Gov. Kevin Stitt Declares January 19-26 as Quit Week in Oklahoma
January is a great time to quit smoking. The OK to Quit campaign is the perfect opportunity to join with other Oklahomans and quit for good.
It’s “OK To Quit”
Tobacco kills thousands of Oklahomans every year. In an effort to save lives, Gov. Kevin Stitt has declared Jan. 19-26, 2022 as Quit Week in Oklahoma. The decree kicks off OK to Quit, a campaign to help people quit using tobacco products. Dozens of hospitals, businesses and organizations across the state participate in the annual mission. Their goal is to make sure tobacco users know about the free resources available to help them quit.
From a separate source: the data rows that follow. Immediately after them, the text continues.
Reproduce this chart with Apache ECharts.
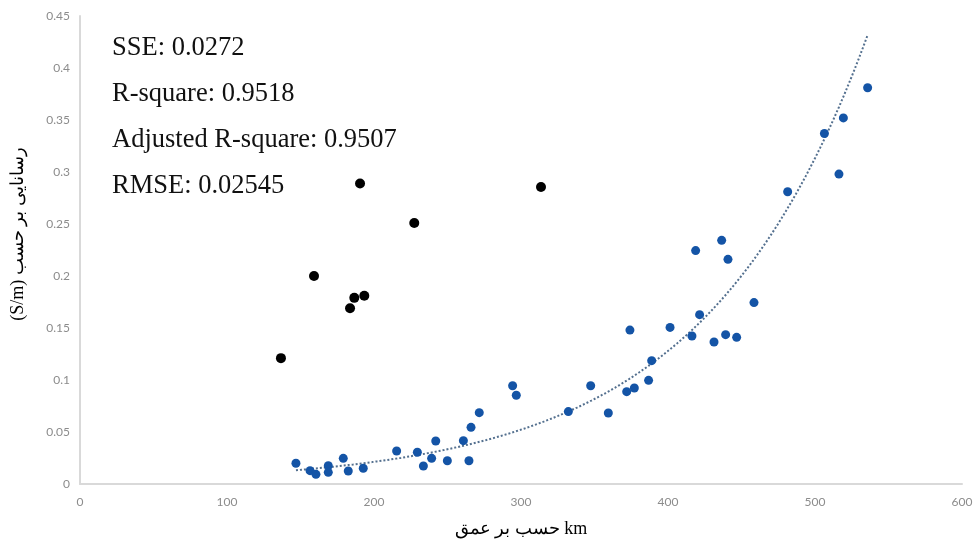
<!DOCTYPE html>
<html>
<head>
<meta charset="utf-8">
<script src="https://cdn.jsdelivr.net/npm/echarts@6/dist/echarts.min.js"></script>
<style>
html,body{margin:0;padding:0;background:#fff;}
#chart{width:976px;height:544px;}
</style>
</head>
<body>
<div id="chart"></div>
<script>
// Blue points (fitted data)
const blueX = [146.9,156.5,160.5,168.9,168.9,179.1,182.5,192.7,215.4,229.5,233.6,239.2,242.0,249.9,260.8,264.6,266.0,
  271.6,294.3,296.8,332.2,347.4,359.4,371.9,377.1,374.1,386.8,388.9,401.4,416.3,418.8,421.5,431.3,436.5,439.2,440.8,446.7,458.5,
  481.4,506.4,516.3,519.3,535.8];
const blueY = [0.0199,0.0128,0.0093,0.0176,0.0112,0.0247,0.0125,0.0151,0.0317,0.0305,0.0173,0.0247,0.0413,0.0224,0.0417,0.0224,0.0545,
  0.0686,0.0945,0.0853,0.0696,0.0945,0.0683,0.0888,0.0923,0.148,0.0997,0.1186,0.1506,0.1423,0.2244,0.1628,0.1365,0.2343,0.1436,0.2160,0.1410,0.1744,
  0.281,0.337,0.298,0.352,0.381];
// Black points (outliers)
const blackX = [136.7,159.2,183.7,186.6,193.4,190.5,227.4,313.6];
const blackY = [0.121,0.200,0.169,0.179,0.181,0.289,0.251,0.2856];
// Statistics text
const statsLines = ['SSE: 0.0272','R-square: 0.9518','Adjusted R-square: 0.9507','RMSE: 0.02545'];
const xTicks = [0,100,200,300,400,500,600];
const yTicks = [0,0.05,0.1,0.15,0.2,0.25,0.3,0.35,0.4,0.45];
const xName = 'حسب بر عمق km';
const yName = '(S/m) رسانایی بر حسب';

// Exponential trend line (least squares on ln y, as a spreadsheet trendline does)
let n = blueX.length, sx=0, sy=0, sxx=0, sxy=0;
for (let i=0;i<n;i++){ const lx=blueX[i], ly=Math.log(blueY[i]); sx+=lx; sy+=ly; sxx+=lx*lx; sxy+=lx*ly; }
const b = (n*sxy - sx*sy)/(n*sxx - sx*sx);
const a = Math.exp((sy - b*sx)/n);
const xMin = Math.min(...blueX), xMax = Math.max(...blueX);
const trend = [];
for (let i=0;i<=120;i++){ const x = xMin + (xMax-xMin)*i/120; trend.push([x, a*Math.exp(b*x)]); }

const chart = echarts.init(document.getElementById('chart'));
chart.setOption({
  animation:false,
  backgroundColor:'#fff',
  grid:{left:80,right:14,top:16,bottom:60},
  xAxis:{type:'value',min:xTicks[0],max:xTicks[xTicks.length-1],interval:100,
    axisLine:{show:true,lineStyle:{color:'#d9d9d9',width:2}},
    axisTick:{show:false},splitLine:{show:false},
    axisLabel:{color:'#8c8c8c',fontSize:12,fontFamily:'Lato, sans-serif',margin:12},
    name:xName,nameLocation:'middle',nameGap:36,
    nameTextStyle:{color:'#000',fontSize:18,fontFamily:'Liberation Serif, DejaVu Serif, serif'}},
  yAxis:{type:'value',min:yTicks[0],max:yTicks[yTicks.length-1],interval:0.05,
    axisLine:{show:true,lineStyle:{color:'#d9d9d9',width:2}},
    axisTick:{show:false},splitLine:{show:false},
    axisLabel:{color:'#8c8c8c',fontSize:12,fontFamily:'Lato, sans-serif',margin:10}},
  graphic: statsLines.map((t,i)=>({type:'text',left:112,top:35+i*46,
    style:{text:t,fill:'#111',font:'26.5px "Liberation Serif", serif'}})).concat([
    {type:'text',x:18,y:234,rotation:Math.PI/2,
      style:{text:yName,fill:'#000',align:'center',verticalAlign:'middle',
        font:'18px "Liberation Serif", "DejaVu Serif", serif'}}]),
  series:[
    {type:'line',data:trend,showSymbol:false,symbol:'none',smooth:false,
      lineStyle:{color:'#54708f',width:2,type:[2,2]},z:1},
    {type:'scatter',data:blueX.map((x,i)=>[x,blueY[i]]),symbolSize:9,
      itemStyle:{color:'#1454a6',opacity:1},z:3},
    {type:'scatter',data:blackX.map((x,i)=>[x,blackY[i]]),symbolSize:10,
      itemStyle:{color:'#000',opacity:1},z:3}
  ]
});
</script>
</body>
</html>
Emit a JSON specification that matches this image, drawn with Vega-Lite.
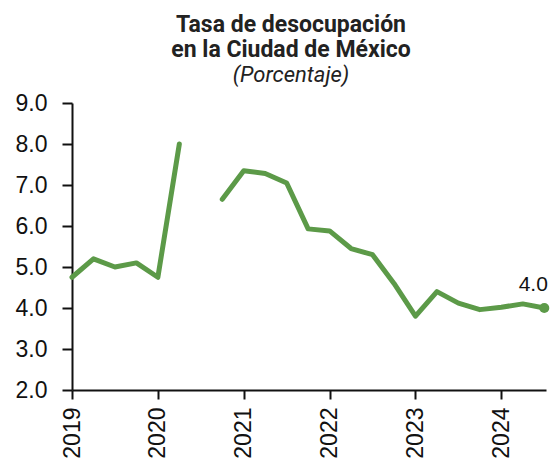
{
  "$schema": "https://vega.github.io/schema/vega-lite/v6.json",
  "autosize": {"type": "none"},
  "padding": {"left": 72, "top": 103, "right": 5, "bottom": 74},
  "width": 474,
  "height": 287,
  "background": "white",
  "config": {"view": {"stroke": null}},
  "title": {
    "text": ["Tasa de desocupación", "en la Ciudad de México"],
    "subtitle": "(Porcentaje)",
    "font": "Roboto",
    "fontWeight": "bold",
    "fontSize": 23,
    "lineHeight": 25,
    "color": "#222",
    "subtitleFont": "Roboto",
    "subtitleFontStyle": "italic",
    "subtitleFontSize": 22,
    "subtitleColor": "#222",
    "subtitlePadding": 3,
    "anchor": "middle",
    "dx": -18,
    "offset": 6
  },
  "data": {
    "values": [
      {"t": 2019.0, "v": 4.75, "seg": "a"},
      {"t": 2019.25, "v": 5.2, "seg": "a"},
      {"t": 2019.5, "v": 5.0, "seg": "a"},
      {"t": 2019.75, "v": 5.1, "seg": "a"},
      {"t": 2020.0, "v": 4.75, "seg": "a"},
      {"t": 2020.25, "v": 8.0, "seg": "a"},
      {"t": 2020.75, "v": 6.65, "seg": "b"},
      {"t": 2021.0, "v": 7.35, "seg": "b"},
      {"t": 2021.25, "v": 7.28, "seg": "b"},
      {"t": 2021.5, "v": 7.05, "seg": "b"},
      {"t": 2021.75, "v": 5.93, "seg": "b"},
      {"t": 2022.0, "v": 5.88, "seg": "b"},
      {"t": 2022.25, "v": 5.45, "seg": "b"},
      {"t": 2022.5, "v": 5.3, "seg": "b"},
      {"t": 2022.75, "v": 4.6, "seg": "b"},
      {"t": 2023.0, "v": 3.8, "seg": "b"},
      {"t": 2023.25, "v": 4.4, "seg": "b"},
      {"t": 2023.5, "v": 4.12, "seg": "b"},
      {"t": 2023.75, "v": 3.96, "seg": "b"},
      {"t": 2024.0, "v": 4.02, "seg": "b"},
      {"t": 2024.25, "v": 4.1, "seg": "b"},
      {"t": 2024.5, "v": 4.0, "seg": "b", "last": true}
    ]
  },
  "encoding": {
    "x": {
      "field": "t", "type": "quantitative",
      "scale": {"domain": [2019, 2024.52], "nice": false, "zero": false},
      "axis": {
        "title": null, "grid": false, "values": [2019, 2020, 2021, 2022, 2023, 2024],
        "format": "d", "labelAngle": -90, "labelAlign": "right", "labelBaseline": "middle",
        "labelFont": "Liberation Sans", "labelFontSize": 23, "labelColor": "#111",
        "labelPadding": 8, "tickSize": 9, "tickWidth": 2, "tickColor": "#111",
        "domainColor": "#111", "domainWidth": 2
      }
    },
    "y": {
      "field": "v", "type": "quantitative",
      "scale": {"domain": [2, 9], "nice": false, "zero": false},
      "axis": {
        "title": null, "grid": false, "values": [2, 3, 4, 5, 6, 7, 8, 9], "format": ".1f",
        "labelFont": "Liberation Sans", "labelFontSize": 23, "labelColor": "#111",
        "labelPadding": 15, "tickSize": 10, "tickWidth": 2, "tickColor": "#111",
        "domainColor": "#111", "domainWidth": 2
      }
    }
  },
  "layer": [
    {
      "mark": {"type": "line", "color": "#5c9a48", "strokeWidth": 5, "strokeJoin": "round", "strokeCap": "round"},
      "encoding": {"detail": {"field": "seg"}}
    },
    {
      "transform": [{"filter": "datum.last"}],
      "mark": {"type": "point", "filled": true, "color": "#5c9a48", "size": 100, "opacity": 1}
    },
    {
      "transform": [{"filter": "datum.last"}],
      "mark": {"type": "text", "font": "Liberation Sans", "fontSize": 21, "color": "#111", "dx": -11, "dy": -23},
      "encoding": {"text": {"field": "v", "type": "quantitative", "format": ".1f"}}
    }
  ]
}
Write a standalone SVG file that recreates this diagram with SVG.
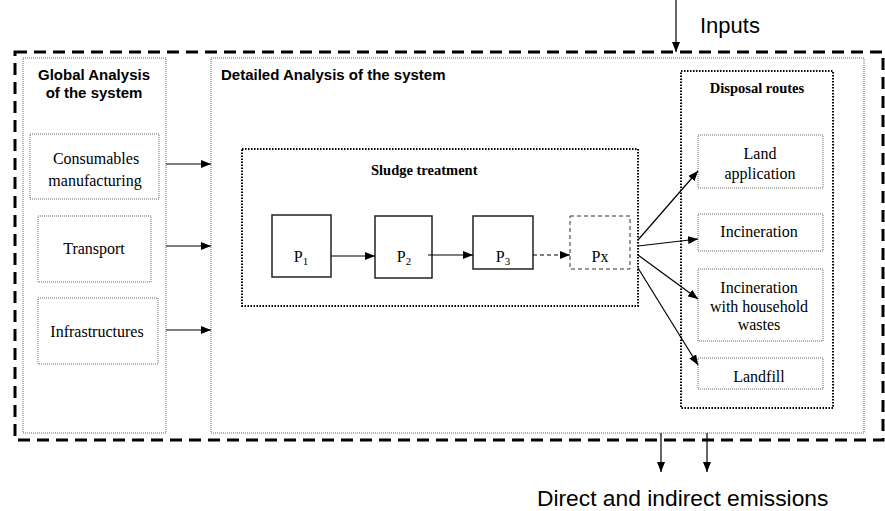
<svg xmlns="http://www.w3.org/2000/svg" width="885" height="511" viewBox="0 0 885 511">
<style>
.sans{font-family:"Liberation Sans",Arial,sans-serif;fill:#000}
.bsans{font-family:"Liberation Sans",Arial,sans-serif;font-weight:bold;font-size:15px;fill:#000}
.rom{font-family:"Liberation Serif","Times New Roman",Times,serif;font-size:16px;fill:#000;text-anchor:middle}
.brom{font-family:"Liberation Serif","Times New Roman",Times,serif;font-size:14.5px;font-weight:bold;fill:#000}
.outer{fill:none;stroke:#000;stroke-width:3;stroke-dasharray:12 7}
.thin{fill:#fff;stroke:#666;stroke-width:1;stroke-dasharray:1 1}
.heavy{fill:none;stroke:#000;stroke-width:2;stroke-dasharray:1.5 1.5}
.proc{fill:#fff;stroke:#222;stroke-width:1.5}
.procx{fill:#fff;stroke:#333;stroke-width:1;stroke-dasharray:4 3}
.conn{fill:none;stroke:#000;stroke-width:1.2}
</style>
<defs>
<marker id="ah" markerUnits="userSpaceOnUse" markerWidth="10" markerHeight="8" refX="10" refY="4" orient="auto">
<path d="M0,0 L10,4 L0,8 z" fill="#000"/>
</marker>
</defs>

<g id="system-boundary">
<rect class="outer" x="15" y="52" width="868" height="388"/>
</g>

<g id="global-analysis">
<rect class="thin" x="23" y="58" width="143" height="375"/>
<text class="bsans" x="94" y="80" text-anchor="middle">Global Analysis</text>
<text class="bsans" x="94" y="98" text-anchor="middle">of the system</text>
</g>

<g id="detailed-analysis">
<rect class="thin" x="211" y="58" width="653" height="375"/>
<text class="bsans" x="221" y="80">Detailed Analysis of the system</text>
</g>

<g id="consumables">
<rect class="thin" x="30" y="134" width="129" height="65"/>
<text class="rom" x="96" y="164" font-family="Liberation Serif, serif">Consumables</text>
<text class="rom" x="95" y="186" font-family="Liberation Serif, serif">manufacturing</text>
</g>

<g id="transport">
<rect class="thin" x="38" y="216" width="113" height="66"/>
<text class="rom" x="94" y="254" font-family="Liberation Serif, serif">Transport</text>
</g>

<g id="infrastructures">
<rect class="thin" x="38" y="298" width="120" height="66"/>
<text class="rom" x="97" y="337" font-family="Liberation Serif, serif">Infrastructures</text>
</g>

<g id="sludge-treatment">
<rect class="heavy" x="242" y="149" width="396" height="157"/>
<text class="brom" x="371" y="175">Sludge treatment</text>
</g>

<g id="p1">
<rect class="proc" x="272" y="215" width="59" height="62"/>
<text class="rom" x="301" y="262" font-family="Liberation Serif, serif">P<tspan font-size="11" dy="3">1</tspan></text>
</g>

<g id="p2">
<rect class="proc" x="375" y="216" width="57" height="62"/>
<text class="rom" x="404" y="262" font-family="Liberation Serif, serif">P<tspan font-size="11" dy="3">2</tspan></text>
</g>

<g id="p3">
<rect class="proc" x="473" y="216" width="60" height="53"/>
<text class="rom" x="503" y="262" font-family="Liberation Serif, serif">P<tspan font-size="11" dy="3">3</tspan></text>
</g>

<g id="px">
<rect class="procx" x="570" y="216" width="60" height="53"/>
<text class="rom" x="600" y="262" font-family="Liberation Serif, serif">Px</text>
</g>

<g id="disposal-routes">
<rect class="heavy" x="681" y="71" width="152" height="337"/>
<text class="brom" x="757" y="93" text-anchor="middle">Disposal routes</text>
</g>

<g id="land-application">
<rect class="thin" x="698" y="135" width="125" height="53"/>
<text class="rom" x="760" y="159" font-family="Liberation Serif, serif">Land</text>
<text class="rom" x="760" y="179" font-family="Liberation Serif, serif">application</text>
</g>

<g id="incineration">
<rect class="thin" x="698" y="214" width="125" height="37"/>
<text class="rom" x="759" y="237" font-family="Liberation Serif, serif">Incineration</text>
</g>

<g id="incineration-household">
<rect class="thin" x="698" y="269" width="125" height="72"/>
<text class="rom" x="759" y="293" font-family="Liberation Serif, serif">Incineration</text>
<text class="rom" x="759" y="312" font-family="Liberation Serif, serif">with household</text>
<text class="rom" x="759" y="330" font-family="Liberation Serif, serif">wastes</text>
</g>

<g id="landfill">
<rect class="thin" x="698" y="358" width="125" height="31"/>
<text class="rom" x="759" y="382" font-family="Liberation Serif, serif">Landfill</text>
</g>

<g id="inputs">
<text class="sans" x="700" y="33" font-size="22">Inputs</text>
</g>

<g id="emissions">
<text class="sans" x="537" y="506" font-size="22.8">Direct and indirect emissions</text>
</g>

<g id="connectors">
<line class="conn" x1="676" y1="0" x2="676" y2="52" marker-end="url(#ah)"/>
<line class="conn" x1="661" y1="433" x2="661" y2="472" marker-end="url(#ah)"/>
<line class="conn" x1="707" y1="433" x2="707" y2="472" marker-end="url(#ah)"/>
<line class="conn" x1="166" y1="164" x2="211" y2="164" marker-end="url(#ah)"/>
<line class="conn" x1="166" y1="246" x2="211" y2="246" marker-end="url(#ah)"/>
<line class="conn" x1="166" y1="330" x2="211" y2="330" marker-end="url(#ah)"/>
<line class="conn" x1="331" y1="256" x2="375" y2="256" marker-end="url(#ah)"/>
<line class="conn" x1="428" y1="255" x2="473" y2="255" marker-end="url(#ah)"/>
<line class="conn" x1="533" y1="255" x2="570" y2="255" stroke-dasharray="4 3" marker-end="url(#ah)"/>
<line class="conn" x1="638" y1="240" x2="698" y2="171" marker-end="url(#ah)"/>
<line class="conn" x1="638" y1="246" x2="698" y2="239" marker-end="url(#ah)"/>
<line class="conn" x1="638" y1="255" x2="698" y2="299" marker-end="url(#ah)"/>
<line class="conn" x1="638" y1="268" x2="698" y2="365" marker-end="url(#ah)"/>
</g>
</svg>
“Nearly 70 percent of adult smokers say they want to quit, but only about 7 percent are able to do so successfully each year,” said Oklahoma Hospital Association President Patti Davis. “Nicotine is incredibly addictive, but there are treatments that have proven to work. So why aren’t people using them? A study by the U.S. Surgeon General found that fewer than 1 in 3 adults who try to quit use proven cessation treatments. That has to change. We have people who want to quit, so let’s make sure they know what works and how to get it. Their life literally depends on it.”
Combining counseling and medications can more than double the chances of quitting successfully. Adding combinations of both long-and-short-acting nicotine replacement therapy, such as patches and gum, ups the chances even further. Quit lines, smartphone apps and text messaging programs have also helped people quit.
The OK to Quit campaign also addresses the problem of middle and high school students using e-cigarettes, also called vapes. The FDA and CDC estimate that more than two million teenagers use the nicotine-filled products that can harm the developing adolescent brain. Experts say using nicotine in adolescence may also increase the risk for addiction to other drugs in the future.
OK to Quit is a grassroots social media campaign. Through positive messages posted on Facebook, Twitter and Instagram, tobacco users can not only get access to the resources they need to kick the habit, but they can also receive motivational support.
The OK to Quit task force is a collaboration of professionals at Oklahoma Hospital Association, Mercy, Norman Regional Health System, SSM Health St. Anthony, OU Health, Comanche County Memorial Hospital, and Guiding Right.
The Tobacco Settlement Endowment Trust (TSET) supports OHA’s Hospital Helping Patients Quit and the Oklahoma Tobacco Helpline. Information: www.okoha.com/hhpq.